GIVEN PROBLEM: Reproduce the listing word for word, leaving every picture behind.

INFORMATION SHOWN:
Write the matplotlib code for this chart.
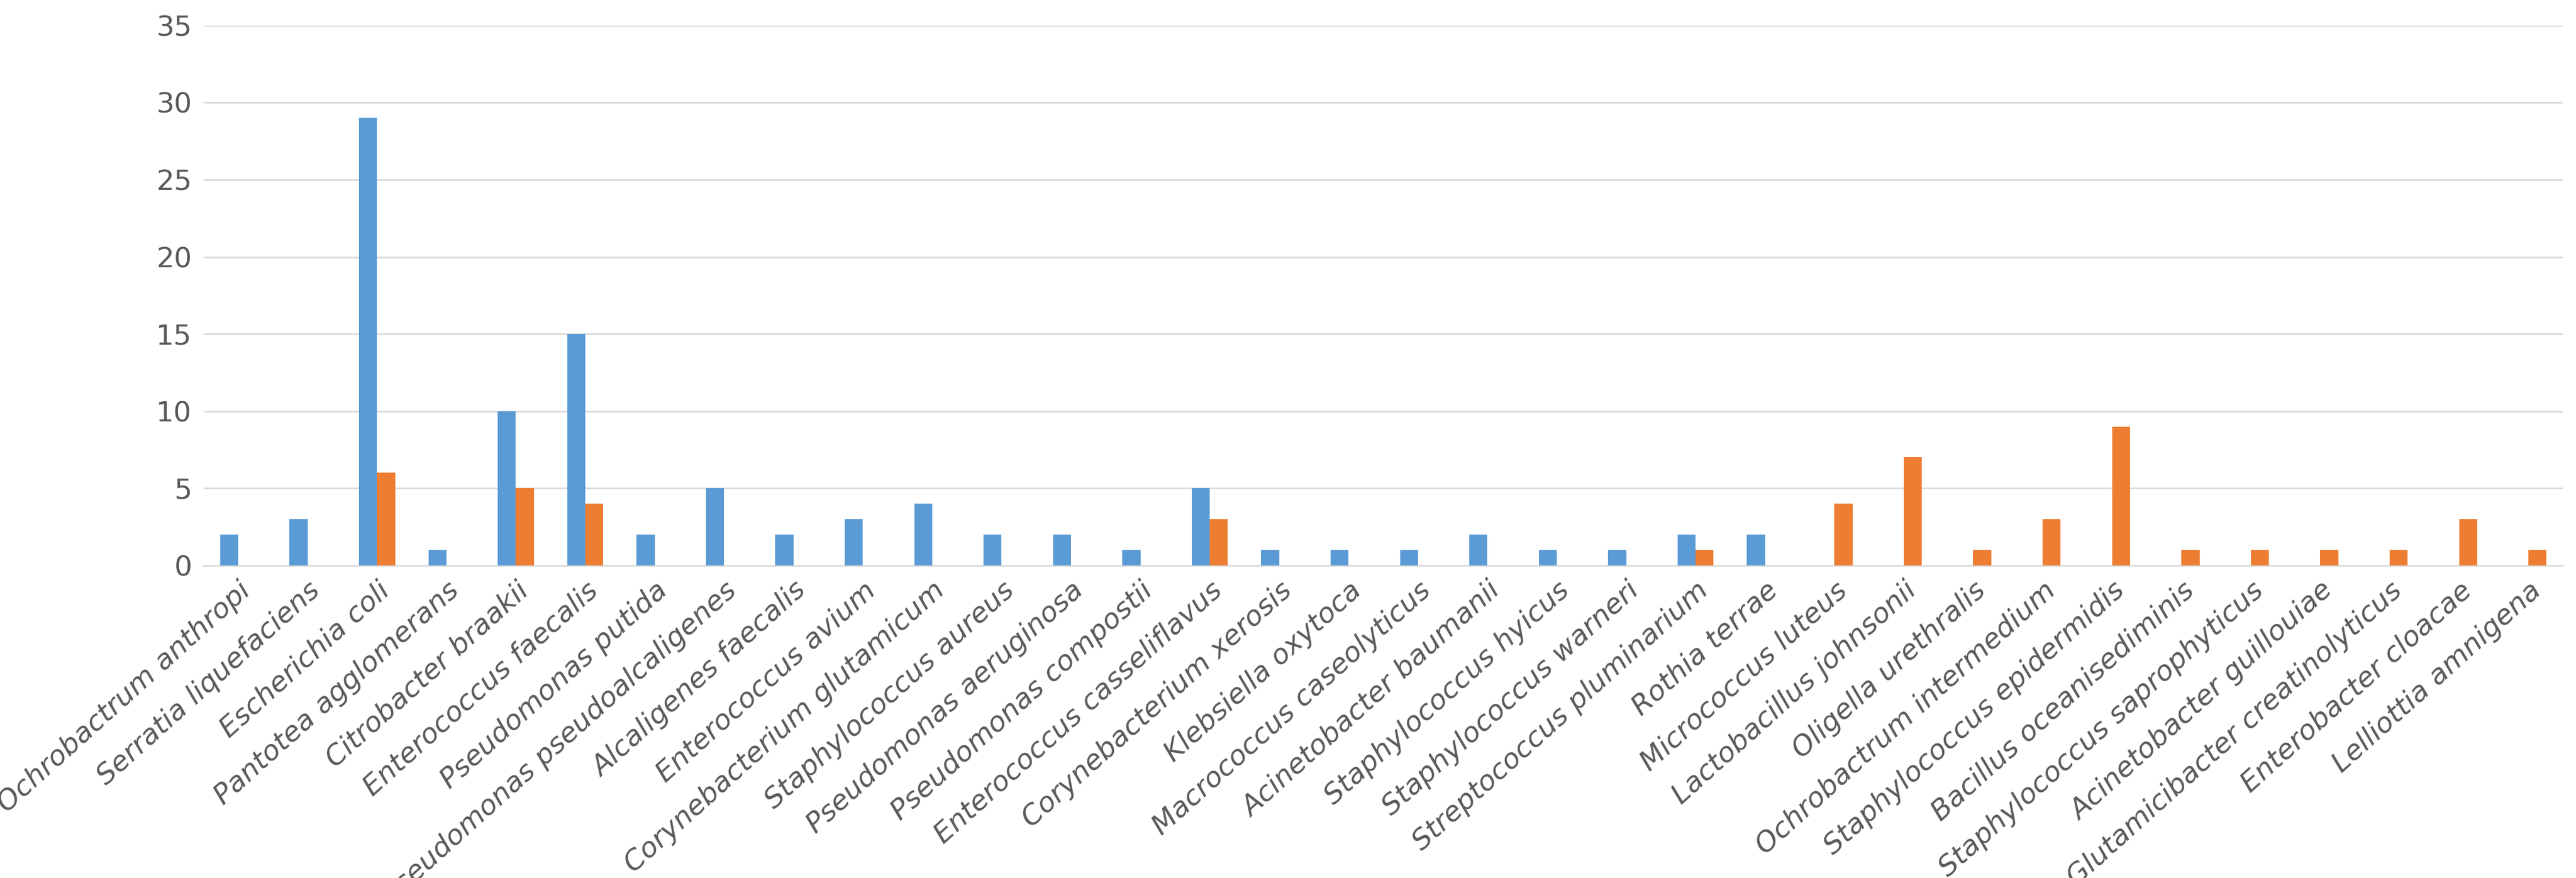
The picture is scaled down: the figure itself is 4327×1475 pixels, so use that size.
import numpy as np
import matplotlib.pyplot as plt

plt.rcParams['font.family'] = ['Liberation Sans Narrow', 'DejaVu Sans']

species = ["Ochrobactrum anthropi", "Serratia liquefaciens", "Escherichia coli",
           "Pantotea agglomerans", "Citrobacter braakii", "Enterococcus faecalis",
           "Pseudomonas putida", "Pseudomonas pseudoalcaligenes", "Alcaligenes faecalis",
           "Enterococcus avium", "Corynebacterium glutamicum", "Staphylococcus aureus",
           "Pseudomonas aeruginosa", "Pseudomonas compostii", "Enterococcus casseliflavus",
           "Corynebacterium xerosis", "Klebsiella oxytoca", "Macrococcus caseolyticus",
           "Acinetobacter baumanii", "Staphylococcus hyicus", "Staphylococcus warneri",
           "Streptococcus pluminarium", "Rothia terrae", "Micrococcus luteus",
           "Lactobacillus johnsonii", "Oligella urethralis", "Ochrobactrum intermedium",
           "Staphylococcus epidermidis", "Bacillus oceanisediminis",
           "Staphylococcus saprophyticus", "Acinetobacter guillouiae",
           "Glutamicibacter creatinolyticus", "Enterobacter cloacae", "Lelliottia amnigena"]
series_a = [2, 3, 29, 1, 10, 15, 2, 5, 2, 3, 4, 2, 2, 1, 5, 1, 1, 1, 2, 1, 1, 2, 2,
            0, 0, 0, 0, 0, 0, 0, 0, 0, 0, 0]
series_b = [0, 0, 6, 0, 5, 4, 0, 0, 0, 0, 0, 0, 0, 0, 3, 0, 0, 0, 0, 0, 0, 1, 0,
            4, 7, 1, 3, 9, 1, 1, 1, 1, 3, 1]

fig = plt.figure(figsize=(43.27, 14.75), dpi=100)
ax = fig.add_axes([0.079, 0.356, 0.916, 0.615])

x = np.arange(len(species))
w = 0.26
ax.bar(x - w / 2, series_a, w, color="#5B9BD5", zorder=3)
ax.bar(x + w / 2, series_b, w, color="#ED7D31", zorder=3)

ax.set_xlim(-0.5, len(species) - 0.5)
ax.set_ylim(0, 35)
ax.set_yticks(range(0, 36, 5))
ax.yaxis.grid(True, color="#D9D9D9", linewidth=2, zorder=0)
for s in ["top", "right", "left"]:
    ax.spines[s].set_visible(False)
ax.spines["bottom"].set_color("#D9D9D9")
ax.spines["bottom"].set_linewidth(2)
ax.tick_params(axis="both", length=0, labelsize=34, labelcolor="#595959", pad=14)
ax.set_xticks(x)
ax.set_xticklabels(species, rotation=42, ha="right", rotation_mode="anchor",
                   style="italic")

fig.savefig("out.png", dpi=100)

TASK OUTPUT:
Write the matplotlib code for this chart.
The picture is scaled down: the figure itself is 4327×1475 pixels, so use that size.
import numpy as np
import matplotlib.pyplot as plt

plt.rcParams['font.family'] = ['Liberation Sans Narrow', 'DejaVu Sans']

species = ["Ochrobactrum anthropi", "Serratia liquefaciens", "Escherichia coli",
           "Pantotea agglomerans", "Citrobacter braakii", "Enterococcus faecalis",
           "Pseudomonas putida", "Pseudomonas pseudoalcaligenes", "Alcaligenes faecalis",
           "Enterococcus avium", "Corynebacterium glutamicum", "Staphylococcus aureus",
           "Pseudomonas aeruginosa", "Pseudomonas compostii", "Enterococcus casseliflavus",
           "Corynebacterium xerosis", "Klebsiella oxytoca", "Macrococcus caseolyticus",
           "Acinetobacter baumanii", "Staphylococcus hyicus", "Staphylococcus warneri",
           "Streptococcus pluminarium", "Rothia terrae", "Micrococcus luteus",
           "Lactobacillus johnsonii", "Oligella urethralis", "Ochrobactrum intermedium",
           "Staphylococcus epidermidis", "Bacillus oceanisediminis",
           "Staphylococcus saprophyticus", "Acinetobacter guillouiae",
           "Glutamicibacter creatinolyticus", "Enterobacter cloacae", "Lelliottia amnigena"]
series_a = [2, 3, 29, 1, 10, 15, 2, 5, 2, 3, 4, 2, 2, 1, 5, 1, 1, 1, 2, 1, 1, 2, 2,
            0, 0, 0, 0, 0, 0, 0, 0, 0, 0, 0]
series_b = [0, 0, 6, 0, 5, 4, 0, 0, 0, 0, 0, 0, 0, 0, 3, 0, 0, 0, 0, 0, 0, 1, 0,
            4, 7, 1, 3, 9, 1, 1, 1, 1, 3, 1]

fig = plt.figure(figsize=(43.27, 14.75), dpi=100)
ax = fig.add_axes([0.079, 0.356, 0.916, 0.615])

x = np.arange(len(species))
w = 0.26
ax.bar(x - w / 2, series_a, w, color="#5B9BD5", zorder=3)
ax.bar(x + w / 2, series_b, w, color="#ED7D31", zorder=3)

ax.set_xlim(-0.5, len(species) - 0.5)
ax.set_ylim(0, 35)
ax.set_yticks(range(0, 36, 5))
ax.yaxis.grid(True, color="#D9D9D9", linewidth=2, zorder=0)
for s in ["top", "right", "left"]:
    ax.spines[s].set_visible(False)
ax.spines["bottom"].set_color("#D9D9D9")
ax.spines["bottom"].set_linewidth(2)
ax.tick_params(axis="both", length=0, labelsize=34, labelcolor="#595959", pad=14)
ax.set_xticks(x)
ax.set_xticklabels(species, rotation=42, ha="right", rotation_mode="anchor",
                   style="italic")

fig.savefig("out.png", dpi=100)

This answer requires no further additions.